Ab 19. Februar steht John Neumeiers Die Kameliendame wieder auf dem Spielplan der Wiener Staatsoper. Mit seiner Ballettfassung von Alexandre Dumas’ d. J. Roman La dame aux camélias ist dem Choreographen nicht nur eine der beeindruckendsten tänzerischen sowie künstlerischen Auseinandersetzungen mit dem berühmten Stoff gelungen, sondern Neumeier hat mit Die Kameliendame auch eines der bedeutendsten Handlungsballette des 20. Jahrhunderts geschaffen.

»Ich bin davon überzeugt, dass es die Ehrlichkeit einer Choreographie ist, die die Menschen überzeugt, nicht der Affekt. (…) Wenn man ehrlich inszeniert, sieht der Zuschauer auch einen Teil von sich auf der Bühne. Ich mache, was mein Herz bewegt.«

Bekommt man die Möglichkeit, John Neumeier in Proben zu beobachten, so stellt man schnell fest, wie intensiv seine Auseinandersetzung mit dem eigenen Werk immer noch ist – und das im Falle von der Kameliendame auch noch 47 Jahre nach der Uraufführung mit dem Stuttgarter Ballett. 

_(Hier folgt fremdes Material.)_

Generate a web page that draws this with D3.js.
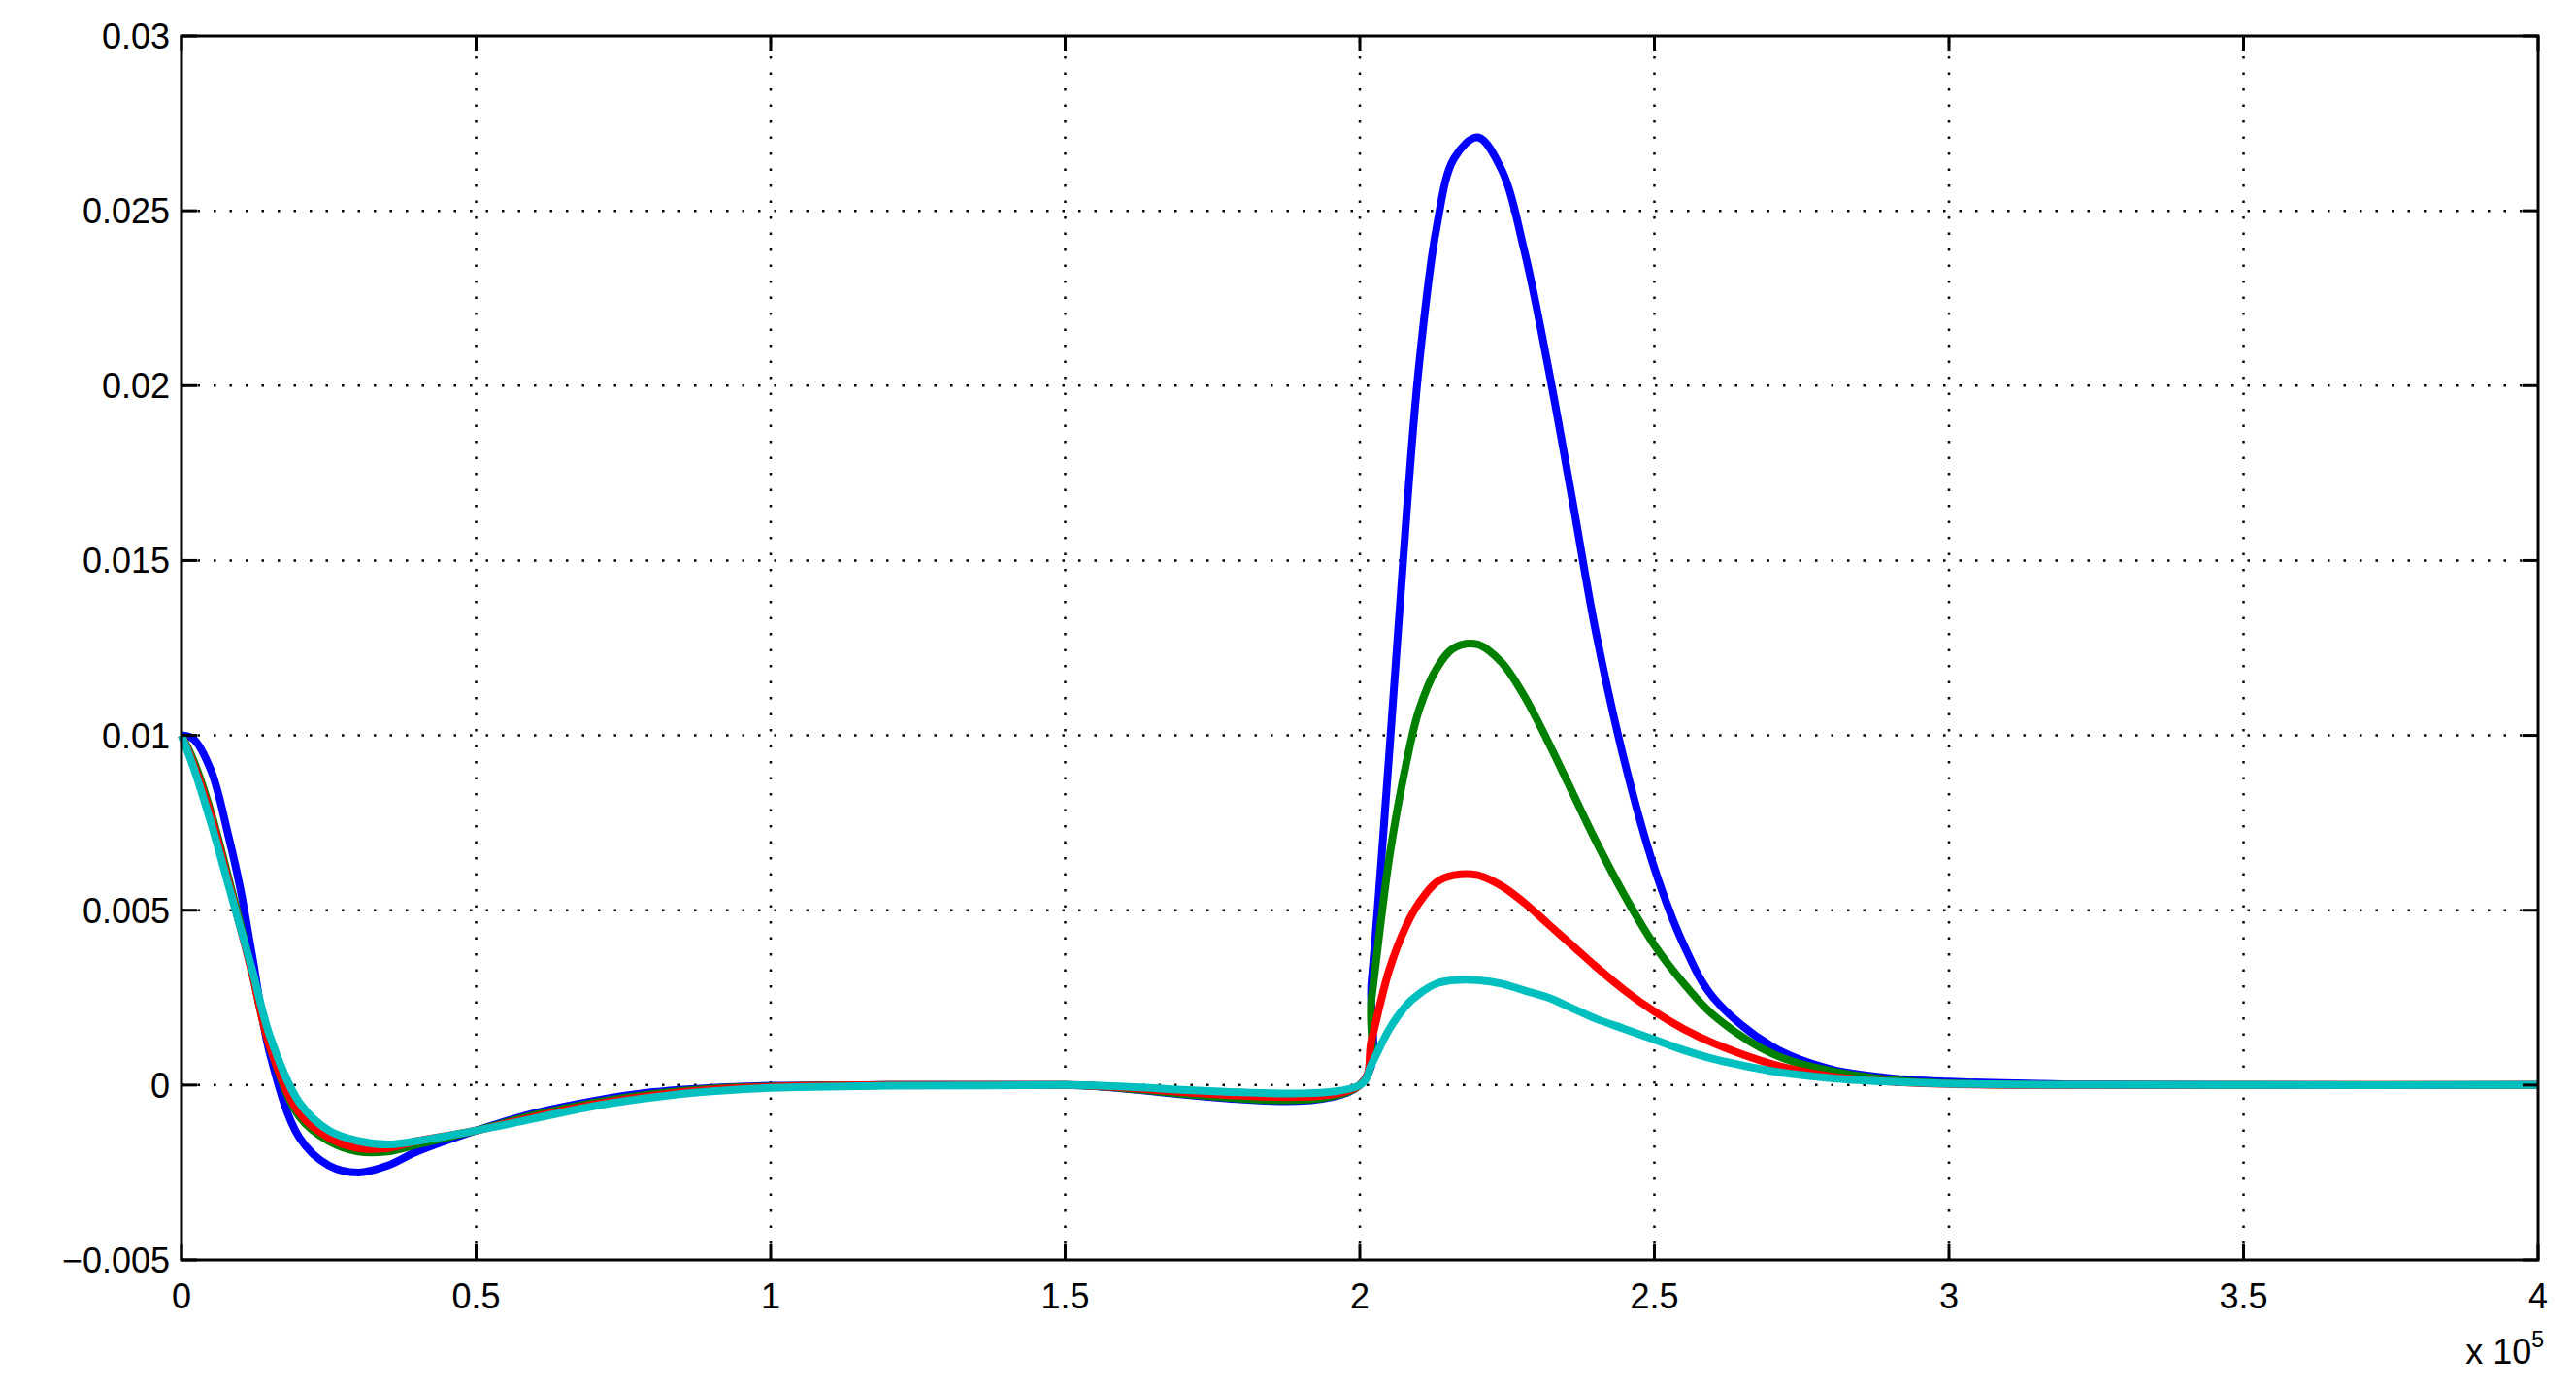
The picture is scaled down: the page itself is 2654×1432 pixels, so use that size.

An jeder Emotion, jedem Ausdruck, jeder noch so kleinsten Bewegung wird gefeilt, nicht nur mit den Solist*innen, sondern auch mit den Tänzer*innen des Corps de ballet, welche die Welt der Pariser Demi-Monde lebendig machen: »Ich ändere meine Stücke immer. Die Veränderung ist dabei aber meist eine Form von Klärung. 


Wenn man älter wird, soll man aus Erfahrung lernen und in der Lage sein, das, was man 47 Jahre lang sagen wollte, nun besser und deutlicher ausdrücken zu können. Es handelt sich nicht um essenzielle Änderungen, das Konzept des Balletts bleibt stets gleich, es geht eher um Nuancen«, so Neumeier, der tiefgehend mit dem Wiener Staatsballett im vergangenen Jahr an der Kameliendame geprobt hat.

Neumeier, der nicht nur zu den bedeutendsten Choreographen des 20. und 21. Jahrhunderts zählt, sondern auch das Genre »Literaturballett« nachhaltig geprägt hat, hat mit seiner choreographischen Interpretation der tragischen Liebesgeschichte der Kurtisane Marguerite Gautier und dem jungen Armand Duval ein Ballett geschaffen, in dem jede Bewegung Ausdruck einer Emotion ist, die Charaktere mit größter Klarheit, aber auch innerer Intention geschaffen sind und der dramaturgische Bau ganz der »modernen« Struktur des im 19. Jahrhundert geschriebenen Romans folgt. 


Neumeier erzählt die Geschichte vom Ende her, arbeitet mit Rückblicken und folgt dabei der nicht chronologischen, fragmentarischen und aus unterschiedlichen Perspektiven erzählten Handlung von Dumas’ Roman. Zur kongenial auf die vielschichtigen Stimmen der Choreographie passenden Musik Frédéric Chopins inszeniert Neumeier »Theater im Theater«-Momente, kreiert schnelle und an den Film erinnernde Szenenwechsel und eine Bewegungsdramaturgie, die die Seelenzustände der Figuren genauso erfahrbar macht wie die äußere Welt, in der sie sich befinden.

 

Die Kameliendame ist seit ihrer Premiere mit Marcia Haydée und Egon Madsen als Marguerite und Armand ein essenzieller Teil eines zeitlosen Ballettkanons, ist nicht nur zeitgenössisches Handlungsballett, sondern ein wahres Meisterwerk, das zu Tränen rührt und gleichzeitig an den Theatersitz fesselt.